Du printemps 2004 à l'été 2005, la Banque aurait organisé plus de 40 « réunions de consultation » avec les peuples indigènes. Ces consultations portaient surtout sur un « profil » de la politique prévue (une sorte d'ébauche), et non sur le texte véritable. Les peuples indigènes ont beaucoup critiqué ces initiatives, affirmant que les informations importantes n'étaient pas fournies suffisamment à l'avance pour permettre d'en discuter en connaissance de cause. Ils ont dénoncé que leurs commentaires n'étaient pas repris dans les documents de travail et que les membres du « Comité consultatif indigène » institué par la Banque avaient été écartés lors de la rédaction définitive. De surcroît, lorsque la Banque a finalement présenté un document véritable, celui-ci n'a fait l'objet que d'une consultation unique avec les peuples indigènes, qui a eu lieu au Costa Rica en août 2005.
Au milieu de ces critiques, les directeurs exécutifs de la Banque ont adopté un texte et la nouvelle politique est née le 22 février de cette année. Selon leurs propres mots, cette politique a pour but d'accéder à une nouvelle ère de « développement avec identité des peuples indigènes », et de « protéger les peuples autochtones et leurs droits contre les effets adverses et l'exclusion dans les projets de développement financés par la Banque ». Le texte contient plusieurs éléments positifs qui montrent à quel point les peuples indigènes (et leurs alliés à l'intérieur de la Banque et ailleurs) ont réussi à sensibiliser les directeurs et le personnel de la Banque à leurs droits et besoins. Par exemple, la nouvelle politique inclut la reconnaissance claire des droits collectifs, l'interdiction de la réinstallation forcée, et la prohibition de financer des projets qui excluent les populations pour des raisons d'ethnie ou qui ne respectent pas les droits des peuples indigènes non contactés de vivre à leur guise. Elle reconnaît aussi la jurisprudence du système interaméricain, s'applique à toutes les opérations et activités soutenues par la Banque (et non seulement à des projets spécifiques) et requiert d'arriver à un accord préalable avec les peuples indigènes dans les cas comportant : (i) des effets potentiels adverses considérables, (ii) la commercialisation des ressources culturelles et des connaissances indigènes, (iii) des opérations visant spécifiquement des bénéficiaires indigènes, et (iv) la réinstallation.

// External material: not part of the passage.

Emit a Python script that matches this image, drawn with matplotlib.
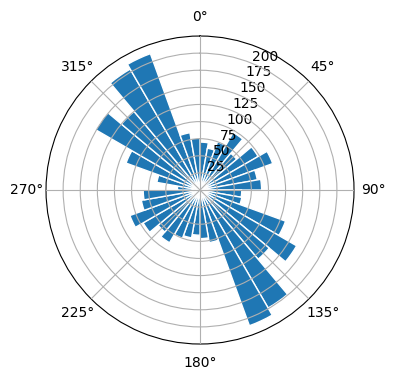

Pourtant, la politique a plusieurs défauts qui exigeront une surveillance poussée : les mesures de sauvegarde qu'elle prévoit ne s'appliquent pas aux terres et ressources faisant l'objet de réclamations indigènes en instance ou en litige ; la reconnaissance des systèmes juridiques indigènes et des lois coutumières est limitée ; elle omet de prévoir des instruments indépendants pour vérifier que la Banque et l'emprunteur se conforment à elle ; elle ne prévoit pas expressément la participation ou le contrôle des peuples indigènes au moment de décider de la création ou de la démarcation d'aires protégées ; elle n'exige pas de manière assez générale le consentement préalable, libre et en connaissance de cause des peuples indigènes dans tous les cas où les activités financées par la Banque affecteraient leurs terres, territoires et ressources ; et finalement, il existe une échappatoire (reléguée dans deux notes en bas de page) qui permet à l'emprunteur de satisfaire aux exigences de consultation et de négociation en montrant tout simplement que les peuples indigènes en question ne s'y ntéressent pas, ou qu'ils ont convenu qu'il fallait procéder à l'avenir à des négociations et des accords supplémentaires.
La principale faiblesse de la politique est peut-être le fait qu'elle contient beaucoup de termes nuancés, de qualifications et de critères, en particulier pour les processus de consultation, négociation et consentement, ainsi que pour les étapes d'analyse et d'évaluation. De plus, la politique ne fait que promettre que la Banque fournira plus tard les directives, les procédures et les instruments de surveillance et de vérification nécessaires pour la rendre fonctionnelle et l'appliquer.
De ce fait, l'efficacité de la nouvelle politique dépendra surtout de la manière dont le personnel de la Banque et les emprunteurs interpréteront ses dispositions et les appliqueront à partir de directives, procédures et instruments divers qui n'ont pas encore été rédigés ni même ébauchés. La Banque dit qu'elle est en train de les élaborer en ce moment, et qu'elle présentera fin août un inventaire des meilleures pratiques, quelques directives internes de la BID et un plan d'application interne. Il n'a pas été précisé si ces documents essentiels seront publiés durant l'étape d'élaboration, ou si les peuples indigènes participeront à cette dernière.
Donc, valait-il la peine d'attendre cette politique ? Malheureusement, il faudra attendre encore pour le savoir.
Vanessa Jiménez, avocate du Programme sur la législation et les droits de l'homme de l'organisation britannique Forest Peoples Programme.